> _Code that draws figures_:
--- START ---

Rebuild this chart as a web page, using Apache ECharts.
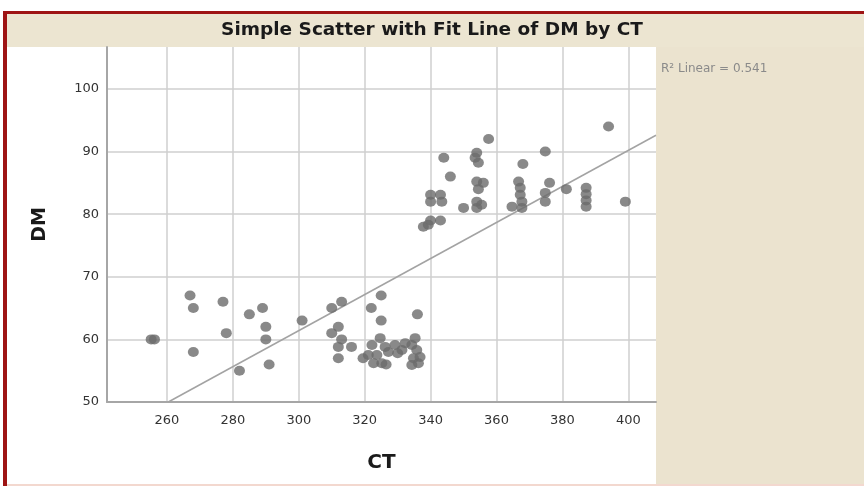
<!DOCTYPE html>
<html>
<head>
<meta charset="utf-8">
<title>Simple Scatter with Fit Line of DM by CT</title>
<script src="https://cdn.jsdelivr.net/npm/echarts@6/dist/echarts.min.js"></script>
<style>
  html, body { margin: 0; padding: 0; background: #fff; }
  #chart { width: 864px; height: 486px; }
</style>
</head>
<body>
<div id="chart"></div>
<script>
// CT / DM pairs
const ct = [
  255.2, 256.2, 267, 268, 268, 277, 278, 282, 285, 289, 290, 290, 291, 301,
  310, 313, 310, 312, 313, 312, 316, 312, 325, 322, 325, 336, 319.5,
  324.7, 322.2, 326.2, 321.1, 323.7, 327.2, 322.7, 325.2, 326.5,
  329.2, 331.3, 330, 332.3,
  335.3, 334.3, 335.8, 334.8, 336.3, 334.3, 336.8,
  337.8, 339.3, 340, 343, 340, 340, 343, 343.4, 344, 346, 350,
  354, 353.5, 354.5, 354, 356, 354.5, 354, 354, 355.5, 357.6,
  364.7, 366.7, 367.2, 367.2, 367.7, 367.7, 368,
  374.8, 376.1, 374.8, 374.8, 381.2,
  387.2, 387.2, 387.2, 387.2, 394, 399.1
]
const dm = [
  60, 60, 67, 65, 58, 66, 61, 55, 64, 65, 62, 60, 56, 63,
  65, 66, 61, 62, 60, 58.8, 58.8, 57, 67, 65, 63, 64, 57,
  60.2, 59.1, 58.8, 57.5, 57.5, 58, 56.2, 56.2, 56,
  59.1, 58.3, 57.8, 59.4,
  60.2, 59.1, 58.3, 57, 56.2, 55.9, 57.2,
  78, 78.3, 79, 79, 83.1, 82, 83.1, 82, 89, 86, 81,
  89.8, 89, 88.2, 85.2, 85, 84, 82, 81, 81.5, 92,
  81.2, 85.2, 84.2, 83.1, 82, 81, 88,
  90, 85, 83.4, 82, 84,
  84.2, 83.2, 82.2, 81.2, 94, 82
]
// fit line end points (as drawn)
const fitCT = [260.4, 408.4]
const fitDM = [50, 92.6]

const xTicks = [260, 280, 300, 320, 340, 360, 380, 400]
const yTicks = [50, 60, 70, 80, 90, 100]

const points = ct.map((c, i) => [c, dm[i]])
const fitLine = fitCT.map((c, i) => [c, fitDM[i]])

const chart = echarts.init(document.getElementById('chart'))
const font = '"DejaVu Sans", Verdana, sans-serif'

const option = {
  backgroundColor: '#ffffff',
  animation: false,
  textStyle: { fontFamily: font },
  grid: { left: 107, right: 208, top: 47, bottom: 84, containLabel: false },
  graphic: [
    // title band
    { type: 'rect', z: -10, shape: { x: 6, y: 13, width: 858, height: 34 }, style: { fill: '#ece5d1' } },
    // right panel
    { type: 'rect', z: -10, shape: { x: 656, y: 47, width: 208, height: 439 }, style: { fill: '#ebe3cf' } },
    // red frame
    { type: 'rect', z: -5, shape: { x: 3, y: 11, width: 861, height: 3 }, style: { fill: '#9e1414' } },
    { type: 'rect', z: -5, shape: { x: 3, y: 11, width: 4, height: 475 }, style: { fill: '#9e1414' } },
    { type: 'rect', z: -5, shape: { x: 7, y: 484, width: 857, height: 2 }, style: { fill: '#f3d8cf' } },
    {
      type: 'text', left: 'center', top: 21,
      style: { text: 'Simple Scatter with Fit Line of DM by CT', font: 'bold 18.5px ' + font, fill: '#1a1a1a' }
    },
    {
      type: 'text', left: 661, top: 63,
      style: { text: 'R² Linear = 0.541', font: '12px ' + font, fill: '#8a8a8a' }
    }
  ],
  xAxis: {
    type: 'value',
    min: 241.8,
    max: 408.4,
    name: 'CT',
    nameLocation: 'middle',
    nameGap: 51,
    nameTextStyle: { fontSize: 20, fontWeight: 'bold', color: '#1a1a1a' },
    axisLine: { lineStyle: { color: '#a6a6a6', width: 2 } },
    axisTick: { show: false, customValues: xTicks },
    axisLabel: { customValues: xTicks, color: '#333', fontSize: 13, margin: 12 },
    splitLine: { show: true, lineStyle: { color: '#cfcfcf', width: 1.5 } }
  },
  yAxis: {
    type: 'value',
    min: 50,
    max: 106.7,
    name: 'DM',
    nameLocation: 'middle',
    nameGap: 57,
    nameTextStyle: { fontSize: 19, fontWeight: 'bold', color: '#1a1a1a' },
    axisLine: { show: true, lineStyle: { color: '#a6a6a6', width: 2 } },
    axisTick: { show: false, customValues: yTicks },
    axisLabel: { customValues: yTicks, color: '#333', fontSize: 13, margin: 8 },
    splitLine: { show: true, lineStyle: { color: '#cfcfcf', width: 1.5 } }
  },
  series: [
    {
      name: 'fit',
      type: 'line',
      data: fitLine,
      symbol: 'none',
      lineStyle: { color: '#a3a3a3', width: 1.5 },
      z: 1
    },
    {
      name: 'DM',
      type: 'scatter',
      data: points,
      symbolSize: [11, 10],
      itemStyle: { color: '#6b6b6b' },
      z: 3
    }
  ]
}

chart.setOption(option)
</script>
</body>
</html>
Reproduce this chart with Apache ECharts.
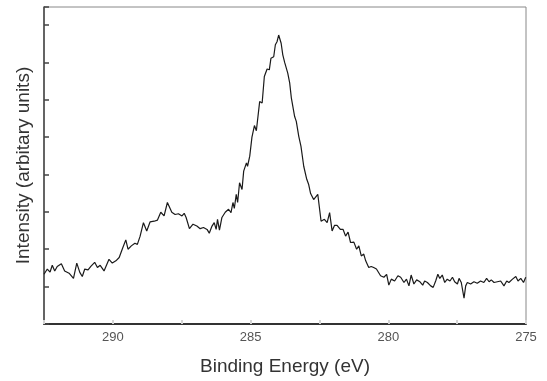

--- END ---

> _TASK DIRECTIONS_: Check each line above for the string "with", then copy the ones that have it.

> _SOLUTION FOR THIS EXERCISE_:
<title>Simple Scatter with Fit Line of DM by CT</title>
      style: { text: 'Simple Scatter with Fit Line of DM by CT', font: 'bold 18.5px ' + font, fill: '#1a1a1a' }
Reproduce this chart with Apache ECharts.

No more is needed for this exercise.